Grass-covered flood defences are globally used to protect low-lying areas against flooding. Grass cover erosion by overtopping waves is one of the main failure mechanisms of flood defences leading to a dike breach and flooding. Accurate descriptions of the wave overtopping load are essential to predict the grass cover erosion by overtopping waves. Additionally, observations have shown that most failures occur near transitions - defined as any change in cover material or geometry - that are especially vulnerable locations for cover erosion by overtopping waves. The aim of this thesis is to quantify the hydraulic load of overtopping waves on the crest and the landward slope of grass-covered flood defences with transitions by modelling.
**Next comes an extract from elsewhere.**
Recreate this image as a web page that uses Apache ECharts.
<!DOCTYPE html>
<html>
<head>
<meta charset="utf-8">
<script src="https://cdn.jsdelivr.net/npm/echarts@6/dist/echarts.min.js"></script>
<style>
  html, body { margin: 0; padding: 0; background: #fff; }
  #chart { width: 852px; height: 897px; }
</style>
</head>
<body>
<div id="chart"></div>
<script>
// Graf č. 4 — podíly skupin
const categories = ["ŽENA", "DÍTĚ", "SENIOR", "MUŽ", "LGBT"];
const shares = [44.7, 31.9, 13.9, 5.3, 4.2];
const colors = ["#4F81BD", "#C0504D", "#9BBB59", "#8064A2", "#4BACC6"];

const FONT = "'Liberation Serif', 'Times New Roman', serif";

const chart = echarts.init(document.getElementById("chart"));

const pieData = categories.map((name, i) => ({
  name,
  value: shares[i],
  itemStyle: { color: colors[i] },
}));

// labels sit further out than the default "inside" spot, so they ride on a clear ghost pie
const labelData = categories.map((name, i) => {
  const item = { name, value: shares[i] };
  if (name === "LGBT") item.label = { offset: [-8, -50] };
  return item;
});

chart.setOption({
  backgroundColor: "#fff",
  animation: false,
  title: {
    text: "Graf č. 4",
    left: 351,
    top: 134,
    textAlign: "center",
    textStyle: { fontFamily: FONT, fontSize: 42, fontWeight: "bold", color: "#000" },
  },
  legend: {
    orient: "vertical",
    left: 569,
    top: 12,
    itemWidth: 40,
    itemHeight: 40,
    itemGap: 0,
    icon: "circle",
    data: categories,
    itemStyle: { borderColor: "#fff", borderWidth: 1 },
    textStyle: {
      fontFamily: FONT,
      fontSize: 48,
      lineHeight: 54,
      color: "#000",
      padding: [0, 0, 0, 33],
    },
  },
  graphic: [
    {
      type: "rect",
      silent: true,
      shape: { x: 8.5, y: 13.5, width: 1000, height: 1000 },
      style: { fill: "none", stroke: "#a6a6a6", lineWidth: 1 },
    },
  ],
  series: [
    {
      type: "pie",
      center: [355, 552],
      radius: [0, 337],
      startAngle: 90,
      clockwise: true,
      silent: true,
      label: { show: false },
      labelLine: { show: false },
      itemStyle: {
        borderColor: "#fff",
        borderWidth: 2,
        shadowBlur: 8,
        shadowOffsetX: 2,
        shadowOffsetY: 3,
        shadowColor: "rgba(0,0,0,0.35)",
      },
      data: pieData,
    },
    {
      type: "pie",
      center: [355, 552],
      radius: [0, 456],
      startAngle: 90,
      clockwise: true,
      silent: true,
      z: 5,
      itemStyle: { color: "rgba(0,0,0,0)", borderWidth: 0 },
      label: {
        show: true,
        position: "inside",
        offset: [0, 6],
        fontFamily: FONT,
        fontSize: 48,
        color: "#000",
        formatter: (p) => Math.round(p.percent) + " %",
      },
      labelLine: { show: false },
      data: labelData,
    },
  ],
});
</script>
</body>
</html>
This thesis shows that the overtopping load is affected by transitions and anomalies along the dike profile. An analytical model, a numerical model and practical load formulations are developed to calculate the hydraulic load of overtopping waves along the dike profile. The effect of transitions on the hydraulic load was quantified and can now be included in existing erosion models using the tools developed in this research. The tools lead to more accurate calculations of the hydraulic load, the cover erosion and the failure probability that are necessary to improve the design and theassessment of grass-covered dikes with and without transitions. Moreover, the results show that overall geometric transitions have a larger impact on the hydraulic load compared to transitions in cover type. An example of a geometric transition is a damage to the grass cover. This study shows that damages can increase the failure probability with a factor 100 underlying the importance of a good grass cover to protect the flood defence against failure.